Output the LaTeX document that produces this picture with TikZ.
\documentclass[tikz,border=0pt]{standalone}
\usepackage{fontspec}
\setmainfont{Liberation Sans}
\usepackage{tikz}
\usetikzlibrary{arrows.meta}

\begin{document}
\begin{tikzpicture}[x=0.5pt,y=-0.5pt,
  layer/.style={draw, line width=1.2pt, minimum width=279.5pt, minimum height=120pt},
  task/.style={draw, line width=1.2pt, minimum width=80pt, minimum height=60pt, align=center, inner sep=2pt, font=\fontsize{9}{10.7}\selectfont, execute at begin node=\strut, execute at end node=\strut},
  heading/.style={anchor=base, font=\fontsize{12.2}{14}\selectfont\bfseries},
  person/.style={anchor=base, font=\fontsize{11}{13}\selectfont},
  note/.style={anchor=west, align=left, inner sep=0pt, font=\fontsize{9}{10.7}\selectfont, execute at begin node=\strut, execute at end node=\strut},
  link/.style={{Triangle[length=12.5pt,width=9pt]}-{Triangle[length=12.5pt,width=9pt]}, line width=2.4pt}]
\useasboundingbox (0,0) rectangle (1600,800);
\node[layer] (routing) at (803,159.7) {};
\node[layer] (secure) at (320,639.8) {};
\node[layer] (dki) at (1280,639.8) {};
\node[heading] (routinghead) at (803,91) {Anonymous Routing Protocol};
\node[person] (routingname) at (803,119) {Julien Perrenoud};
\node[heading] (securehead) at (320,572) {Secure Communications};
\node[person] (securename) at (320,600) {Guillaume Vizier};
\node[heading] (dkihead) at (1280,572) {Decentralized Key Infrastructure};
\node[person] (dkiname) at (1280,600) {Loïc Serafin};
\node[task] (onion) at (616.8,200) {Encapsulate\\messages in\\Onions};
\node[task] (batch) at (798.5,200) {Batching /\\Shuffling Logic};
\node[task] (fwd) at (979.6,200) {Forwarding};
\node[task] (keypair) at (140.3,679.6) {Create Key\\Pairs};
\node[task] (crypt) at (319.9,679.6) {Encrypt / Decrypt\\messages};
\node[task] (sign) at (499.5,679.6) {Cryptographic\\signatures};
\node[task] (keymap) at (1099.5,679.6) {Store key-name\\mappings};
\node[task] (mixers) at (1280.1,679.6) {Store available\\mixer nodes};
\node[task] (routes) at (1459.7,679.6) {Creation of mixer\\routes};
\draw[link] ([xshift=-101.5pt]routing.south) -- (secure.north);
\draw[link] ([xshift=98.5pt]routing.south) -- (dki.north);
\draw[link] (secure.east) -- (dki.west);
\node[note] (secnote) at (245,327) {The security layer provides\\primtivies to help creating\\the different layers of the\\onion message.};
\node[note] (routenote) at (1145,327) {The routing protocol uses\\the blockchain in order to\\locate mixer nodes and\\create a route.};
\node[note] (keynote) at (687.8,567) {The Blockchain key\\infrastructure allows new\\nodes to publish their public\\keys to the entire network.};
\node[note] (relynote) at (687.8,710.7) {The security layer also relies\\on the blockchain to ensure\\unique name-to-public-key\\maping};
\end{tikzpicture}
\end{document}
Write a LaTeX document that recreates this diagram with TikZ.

::::::

[AIM OF THE EXERCISE]
Above are the records; retype them all without a single difference.

[ANSWER TO THE EXERCISE]
Output the LaTeX document that produces this picture with TikZ.
\documentclass[tikz,border=0pt]{standalone}
\usepackage{fontspec}
\setmainfont{Liberation Sans}
\usepackage{tikz}
\usetikzlibrary{arrows.meta}

\begin{document}
\begin{tikzpicture}[x=0.5pt,y=-0.5pt,
  layer/.style={draw, line width=1.2pt, minimum width=279.5pt, minimum height=120pt},
  task/.style={draw, line width=1.2pt, minimum width=80pt, minimum height=60pt, align=center, inner sep=2pt, font=\fontsize{9}{10.7}\selectfont, execute at begin node=\strut, execute at end node=\strut},
  heading/.style={anchor=base, font=\fontsize{12.2}{14}\selectfont\bfseries},
  person/.style={anchor=base, font=\fontsize{11}{13}\selectfont},
  note/.style={anchor=west, align=left, inner sep=0pt, font=\fontsize{9}{10.7}\selectfont, execute at begin node=\strut, execute at end node=\strut},
  link/.style={{Triangle[length=12.5pt,width=9pt]}-{Triangle[length=12.5pt,width=9pt]}, line width=2.4pt}]
\useasboundingbox (0,0) rectangle (1600,800);
\node[layer] (routing) at (803,159.7) {};
\node[layer] (secure) at (320,639.8) {};
\node[layer] (dki) at (1280,639.8) {};
\node[heading] (routinghead) at (803,91) {Anonymous Routing Protocol};
\node[person] (routingname) at (803,119) {Julien Perrenoud};
\node[heading] (securehead) at (320,572) {Secure Communications};
\node[person] (securename) at (320,600) {Guillaume Vizier};
\node[heading] (dkihead) at (1280,572) {Decentralized Key Infrastructure};
\node[person] (dkiname) at (1280,600) {Loïc Serafin};
\node[task] (onion) at (616.8,200) {Encapsulate\\messages in\\Onions};
\node[task] (batch) at (798.5,200) {Batching /\\Shuffling Logic};
\node[task] (fwd) at (979.6,200) {Forwarding};
\node[task] (keypair) at (140.3,679.6) {Create Key\\Pairs};
\node[task] (crypt) at (319.9,679.6) {Encrypt / Decrypt\\messages};
\node[task] (sign) at (499.5,679.6) {Cryptographic\\signatures};
\node[task] (keymap) at (1099.5,679.6) {Store key-name\\mappings};
\node[task] (mixers) at (1280.1,679.6) {Store available\\mixer nodes};
\node[task] (routes) at (1459.7,679.6) {Creation of mixer\\routes};
\draw[link] ([xshift=-101.5pt]routing.south) -- (secure.north);
\draw[link] ([xshift=98.5pt]routing.south) -- (dki.north);
\draw[link] (secure.east) -- (dki.west);
\node[note] (secnote) at (245,327) {The security layer provides\\primtivies to help creating\\the different layers of the\\onion message.};
\node[note] (routenote) at (1145,327) {The routing protocol uses\\the blockchain in order to\\locate mixer nodes and\\create a route.};
\node[note] (keynote) at (687.8,567) {The Blockchain key\\infrastructure allows new\\nodes to publish their public\\keys to the entire network.};
\node[note] (relynote) at (687.8,710.7) {The security layer also relies\\on the blockchain to ensure\\unique name-to-public-key\\maping};
\end{tikzpicture}
\end{document}
Write a LaTeX document that recreates this diagram with TikZ.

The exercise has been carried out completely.